Personal information
- Full name: Henry Royston
- Born: 12 August 1819 Harrow on the Hill, Middlesex, England
- Died: 30 September 1873 (aged 54) St John's Wood, London, England
- Nickname: Cocky
- Height: 5 ft 6 in (1.68 m)
- Batting: Right-handed
- Bowling: Right-arm roundarm slow

Domestic team information
- 1843–1861: Marylebone Cricket Club
- 1850–1862: Middlesex

Career statistics
| Competition | First-class |
| Matches | 68 |
| Runs scored | 1,065 |
| Batting average | 10.44 |
| 100s/50s | –/2 |
| Top score | 60 |
| Balls bowled | 1,796 |
| Wickets | 110 |
| Bowling average | 12.01 |
| 5 wickets in innings | 6 |
| 10 wickets in match | 1 |
| Best bowling | 8/44 |
| Catches/stumpings | 28/– |
- Source: Cricinfo, 23 August 2019

= Henry Royston =

English cricketer and umpire

Henry Royston (12 August 1819 – 30 September 1873) was an English first-class cricketer and cricket umpire.

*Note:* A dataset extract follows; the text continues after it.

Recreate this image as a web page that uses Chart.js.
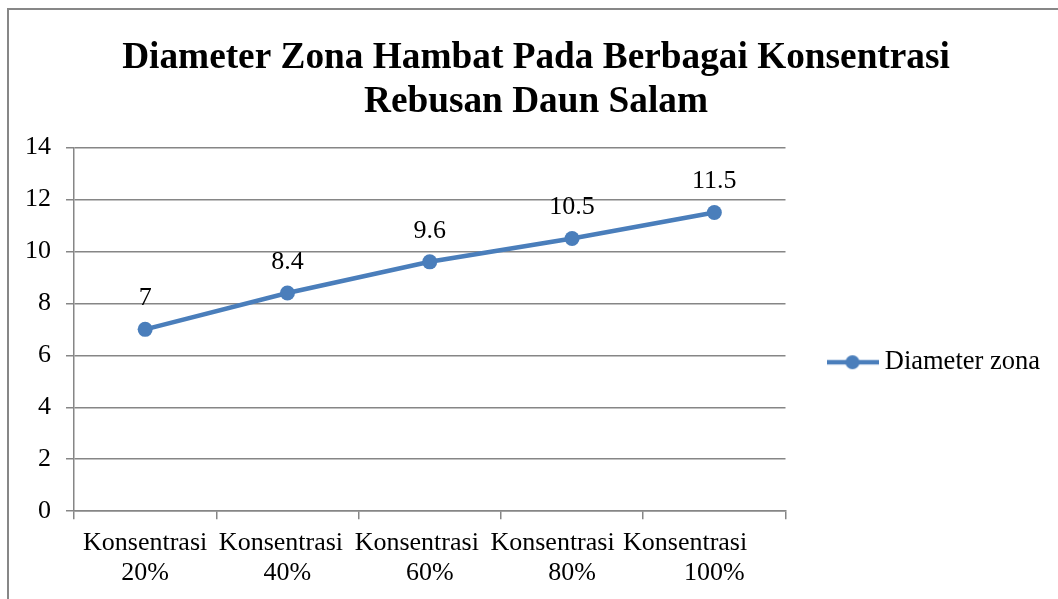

Royston was born at Harrow on the Hill in August 1819. A professional all-round cricketer, he began his 25 year association with the Marylebone Cricket Club (MCC) in 1843, making his debut in first-class cricket for the club against Hampshire at Lord's. Throughout the 1840s, he played for a number of club sides and played his first-class cricket almost exclusively for the MCC, except for two appearances for an England XI in 1845 and 1847. He first played for Middlesex in 1850, debuting for the county in first-class matches against Surrey. He also made first-class appearances for several other teams, including the Players in the Gentlemen v Players match, for the South in the North v South fixture and for a United England Eleven amongst others. His four appearances for Middlesex were sporadic and spread over a period of twelve years, with his final appearance coming just two years before the formation of Middlesex County Cricket Club. It was for the MCC that he played the vast majority of his first-class matches for, making a total of 51 appearances between 1843-61. In these matches he scored 974 runs at an average of 12.02, with a high score of 60. Standing 5 foot 6 inches tall and bowling right-arm roundarm slow, he also took 91 wickets for the MCC at a bowling average of 11.28, with best figures of 8 for 44. He took five wickets in an innings on five occasions and took ten wickets in a match once. His appearances in club cricket continued into the 1850s and early 1860s, demonstrating that Royston was a sought after player, with him making guest appearances for the personal teams of many leading cricket figures of the day, including Sir Frederick Hervey-Bathurst, Robert Grimston and Roger Kynaston.

Besides playing, he was a well known umpire, standing in 133 first-class matches between 1846 and 1872. Away from cricket, Royston was by trade a confectioner. He died at St John's Wood in September 1873.